Cost Segregation – the reclassification of specific assets acquired in the property acquisition by maximizing the aspects which are eligible for treatment as having 5-15 years of depreciable life (carpeting, wall coverings, partitions, millwork, lighting fixtures). The purpose of the study is to utilize accelerated depreciation to increase deductions passed on to Limited Partners. This study is performed by a hired, independent 3rd party specialist.
Depreciation – a reduction in the value of an asset with the passage of time, due in particular to wear and tear. When contemplated within multi-family acquisitions, these “paper losses” appear in K-1 tax forms distributed to each individual investor which serve to offset passive income. The impact of these losses are specific to each individual; please consult a tax advisor for more details.
Debt service – payments made for debt provided to acquire and/or improve the asset. Debt service coverage ratio (DSCR) refers to the amount of rent produced in relation to the debt service payment. For example, $125,000 in monthly rent generated for a $100,000 per month debt payment would provide a DSCR of 1.25.
Gross Operating Income (GOI) – the income the asset generates before expenses have been paid.
General Partner – often referred to as the Sponsor, the individual or group who spearheads the acquisition process and creates, implements and oversees the execution of the business plan for the acquisition.
Hold Period – the number of years the asset is expected to be held before an anticipated sale. This will be indicated in the Private Placement Memorandum (PPM).

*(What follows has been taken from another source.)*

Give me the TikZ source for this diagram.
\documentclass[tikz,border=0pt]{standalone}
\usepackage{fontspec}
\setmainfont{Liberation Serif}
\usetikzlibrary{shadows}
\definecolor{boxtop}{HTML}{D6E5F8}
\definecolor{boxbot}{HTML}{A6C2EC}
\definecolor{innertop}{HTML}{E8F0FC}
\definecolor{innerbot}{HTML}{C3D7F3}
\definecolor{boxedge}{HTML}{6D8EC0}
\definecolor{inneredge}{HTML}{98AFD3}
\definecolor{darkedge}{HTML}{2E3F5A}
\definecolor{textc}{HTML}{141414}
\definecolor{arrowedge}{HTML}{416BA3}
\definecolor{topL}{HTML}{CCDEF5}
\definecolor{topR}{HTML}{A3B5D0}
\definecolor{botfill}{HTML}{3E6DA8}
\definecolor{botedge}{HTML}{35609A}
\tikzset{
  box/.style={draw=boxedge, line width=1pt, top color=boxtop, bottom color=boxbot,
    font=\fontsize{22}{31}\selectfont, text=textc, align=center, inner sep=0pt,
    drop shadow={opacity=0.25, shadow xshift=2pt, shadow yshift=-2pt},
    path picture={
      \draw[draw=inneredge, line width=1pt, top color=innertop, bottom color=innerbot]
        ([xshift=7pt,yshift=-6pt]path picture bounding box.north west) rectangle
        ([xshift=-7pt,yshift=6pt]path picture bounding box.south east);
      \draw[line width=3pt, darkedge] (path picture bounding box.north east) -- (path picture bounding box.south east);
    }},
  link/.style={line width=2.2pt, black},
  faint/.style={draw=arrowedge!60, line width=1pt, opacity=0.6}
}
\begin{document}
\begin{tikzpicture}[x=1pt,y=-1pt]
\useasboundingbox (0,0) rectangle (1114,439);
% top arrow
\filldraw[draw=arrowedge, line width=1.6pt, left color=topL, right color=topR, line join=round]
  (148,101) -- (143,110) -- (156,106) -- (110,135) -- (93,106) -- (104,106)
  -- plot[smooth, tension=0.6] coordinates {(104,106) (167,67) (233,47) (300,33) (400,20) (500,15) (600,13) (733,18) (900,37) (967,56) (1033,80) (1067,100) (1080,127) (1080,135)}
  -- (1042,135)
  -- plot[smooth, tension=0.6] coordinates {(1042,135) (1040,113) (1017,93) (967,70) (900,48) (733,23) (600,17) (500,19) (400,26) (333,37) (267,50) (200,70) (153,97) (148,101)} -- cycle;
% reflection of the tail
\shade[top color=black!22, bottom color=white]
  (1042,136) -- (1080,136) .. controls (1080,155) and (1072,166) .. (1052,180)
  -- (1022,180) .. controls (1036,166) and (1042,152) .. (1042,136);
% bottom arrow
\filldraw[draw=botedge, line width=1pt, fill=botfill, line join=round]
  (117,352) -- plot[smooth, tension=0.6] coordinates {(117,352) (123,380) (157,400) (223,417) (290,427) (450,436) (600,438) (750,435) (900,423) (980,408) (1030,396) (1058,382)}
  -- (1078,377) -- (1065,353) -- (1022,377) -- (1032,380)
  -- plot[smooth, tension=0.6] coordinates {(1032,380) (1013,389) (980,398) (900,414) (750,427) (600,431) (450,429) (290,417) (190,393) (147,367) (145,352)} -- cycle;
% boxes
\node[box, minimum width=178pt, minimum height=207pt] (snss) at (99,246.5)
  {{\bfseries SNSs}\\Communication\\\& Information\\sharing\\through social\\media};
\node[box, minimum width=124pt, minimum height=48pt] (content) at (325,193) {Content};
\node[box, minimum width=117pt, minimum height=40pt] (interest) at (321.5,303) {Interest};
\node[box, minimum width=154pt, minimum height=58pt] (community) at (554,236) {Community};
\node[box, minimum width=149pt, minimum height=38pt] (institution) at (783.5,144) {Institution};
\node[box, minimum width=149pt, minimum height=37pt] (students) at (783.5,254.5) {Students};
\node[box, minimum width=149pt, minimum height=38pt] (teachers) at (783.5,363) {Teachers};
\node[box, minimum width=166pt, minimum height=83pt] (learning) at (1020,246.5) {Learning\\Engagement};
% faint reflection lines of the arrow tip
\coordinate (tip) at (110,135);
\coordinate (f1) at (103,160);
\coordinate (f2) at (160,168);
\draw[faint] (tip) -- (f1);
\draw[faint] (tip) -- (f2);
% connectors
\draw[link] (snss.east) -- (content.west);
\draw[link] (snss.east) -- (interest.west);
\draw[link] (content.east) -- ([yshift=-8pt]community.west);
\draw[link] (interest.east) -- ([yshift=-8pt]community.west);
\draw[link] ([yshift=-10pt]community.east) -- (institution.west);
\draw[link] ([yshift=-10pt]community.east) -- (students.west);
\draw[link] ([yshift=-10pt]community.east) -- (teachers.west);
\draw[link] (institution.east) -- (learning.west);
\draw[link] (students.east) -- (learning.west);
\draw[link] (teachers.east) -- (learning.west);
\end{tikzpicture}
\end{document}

Internal Rate of Return (IRR) – is the rate at which the net present value of all future cash inflows and outflows for a project is zero. What does that mean? In short, it provides an annualized return when taking into account when the return is provided. This serves to compare different investments types on equal ground when taking into account inflows/outflows in addition to hold periods. Take the following three examples into consideration – all three provide the same dollar amount of return (doubling your money) but the speed with which you are able to receive the return impacts the IRR, shown here.

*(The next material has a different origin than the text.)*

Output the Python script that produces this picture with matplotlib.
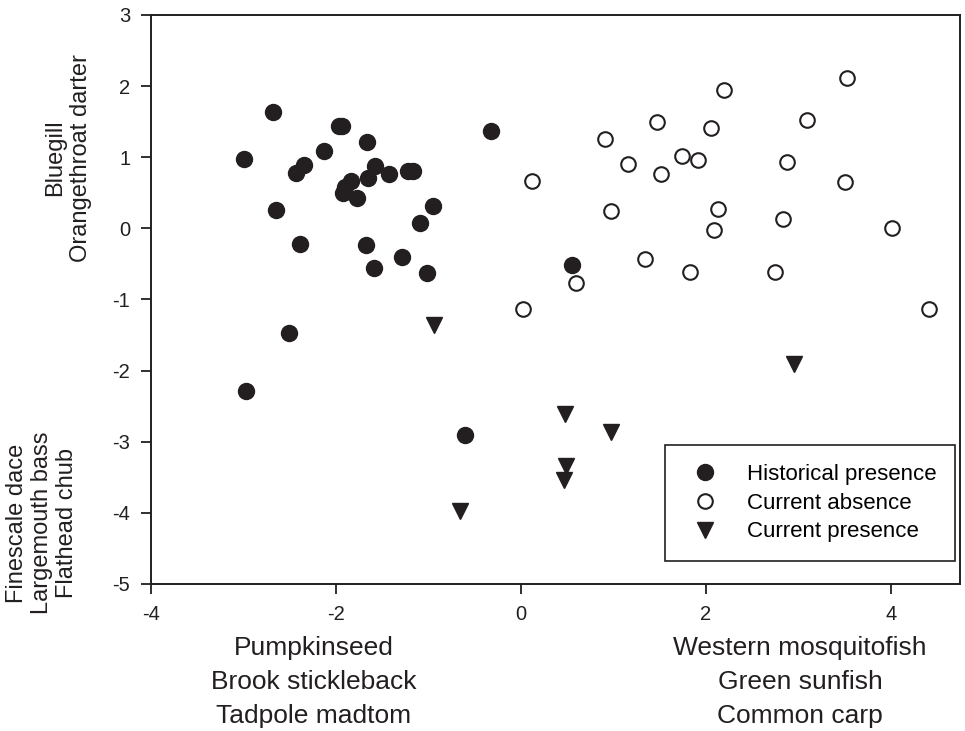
import matplotlib.pyplot as plt

plt.rcParams['font.family'] = ['Liberation Sans', 'DejaVu Sans']
plt.rcParams['axes.unicode_minus'] = False

# Historical presence (filled circles)
hist_x = [-2.68, -1.97, -1.93, -1.66, -2.13, -2.99, -2.34, -2.43, -1.58, -1.43,
          -1.22, -1.17, -1.65, -1.84, -1.90, -1.92, -1.77, -2.65, -0.95, -1.09,
          -2.39, -1.68, -1.29, -1.59, -1.02, -2.51, -2.97, -0.32, 0.55, -0.60]
hist_y = [1.63, 1.44, 1.44, 1.21, 1.09, 0.98, 0.89, 0.78, 0.88, 0.76,
          0.81, 0.80, 0.71, 0.67, 0.58, 0.50, 0.43, 0.26, 0.32, 0.08,
          -0.22, -0.24, -0.40, -0.56, -0.63, -1.47, -2.29, 1.37, -0.51, -2.91]

# Current absence (open circles)
abs_x = [3.53, 2.20, 3.09, 1.47, 2.06, 0.91, 1.16, 1.74, 1.92, 1.52,
         2.88, 0.12, 3.51, 0.97, 2.13, 2.84, 2.09, 4.02, 1.34, 1.83,
         2.75, 0.60, 0.02, 4.42]
abs_y = [2.12, 1.94, 1.52, 1.50, 1.41, 1.26, 0.91, 1.02, 0.96, 0.77,
         0.93, 0.66, 0.65, 0.25, 0.27, 0.13, -0.02, 0.00, -0.43, -0.62,
         -0.61, -0.77, -1.13, -1.13]

# Current presence (triangles)
pres_x = [-0.94, 0.48, 0.98, 0.49, 0.47, -0.66, 2.96]
pres_y = [-1.36, -2.61, -2.86, -3.34, -3.54, -3.98, -1.90]

ink = '#231f20'

fig = plt.figure(figsize=(9.65, 7.31), dpi=100)
ax = fig.add_axes([0.1565, 0.2011, 0.8383, 0.7784])

ax.plot(hist_x, hist_y, 'o', color=ink, markersize=11.5, linestyle='none',
        label='Historical presence')
ax.plot(abs_x, abs_y, 'o', markerfacecolor='white', markeredgecolor=ink,
        markeredgewidth=1.5, markersize=10.5, linestyle='none',
        label='Current absence')
ax.plot(pres_x, pres_y, 'v', color=ink, markersize=11, linestyle='none',
        label='Current presence')

ax.set_xlim(-4, 4.75)
ax.set_ylim(-5, 3)
ax.set_xticks([-4, -2, 0, 2, 4])
ax.set_yticks([-5, -4, -3, -2, -1, 0, 1, 2, 3])

for s in ax.spines.values():
    s.set_linewidth(1.4)
    s.set_color(ink)
ax.tick_params(direction='out', length=7, width=1.3, color=ink,
               labelsize=14.5, labelcolor=ink, pad=8)

leg = ax.legend(loc='lower right', bbox_to_anchor=(0.994, 0.040),
                borderaxespad=0, fancybox=False, edgecolor=ink,
                fontsize=16, handletextpad=0.9, borderpad=0.85,
                labelspacing=0.35, handlelength=1.93, framealpha=1)
leg.get_frame().set_linewidth(1.2)

# axis end labels (species groups)
fs = 19
fig.text(314 / 965, 1 - 682 / 731, 'Pumpkinseed\nBrook stickleback\nTadpole madtom',
         ha='center', va='center', fontsize=fs, color=ink, linespacing=1.5)
fig.text(800 / 965, 1 - 682 / 731, 'Western mosquitofish\nGreen sunfish\nCommon carp',
         ha='center', va='center', fontsize=fs, color=ink, linespacing=1.5)
fig.text(68 / 965, 1 - 158 / 731, 'Bluegill\nOrangethroat darter',
         ha='center', va='center', rotation=90, fontsize=17, color=ink,
         linespacing=1.2)
fig.text(42 / 965, 1 - 523 / 731, 'Finescale dace\nLargemouth bass\nFlathead chub',
         ha='center', va='center', rotation=90, fontsize=17, color=ink,
         linespacing=1.15)

fig.savefig('out.png', dpi=100)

Investor Partner – (see Limited Partners)
Limited Partners – equity owners of the asset who participate in the benefits of their proportionate amount of ownership.
Loan-to-Value Ratio – this number represents how much debt is being utilized in relation to the value of the asset overall. Multi-family loan-to-value ratios tend to range between 65%-80% (e.g., a $1MM acquisition would typically use a loan between $650K-$800K, the balance of which would be equity).
Net Operating Income (NOI) – the income the asset generates after all expenses have been paid. This does not include debt service payments.
Passive Investor – (see Limited Partners)
Preferred Return – indicates the percent of annual return that investors will be paid first before additional profits are shared with the General Partner. Once a preferred return has been provided to investors, all profit above that hurdle will be shared with the General Partner. This is unique to each specific investment; the preferred return hurdle can be an annual yield or IRR.
Private Placement Memorandum (PPM) – SEC required legal document that provides the details of the offering, associated risks, the partnership agreement for the LLC holding the property, and the subscription agreement which documents the amounts being purchased and associated percentage ownership of the LLC. This document also provides a detailed overview of the business plan of the investment.
Sophisticated Investor – investors with sufficient knowledge and experience in financial and business matters to make them capable of evaluating the merits and risks of the prospective investment.
Syndication – a grouping of investors who maintain passive equity ownership in an investment or business.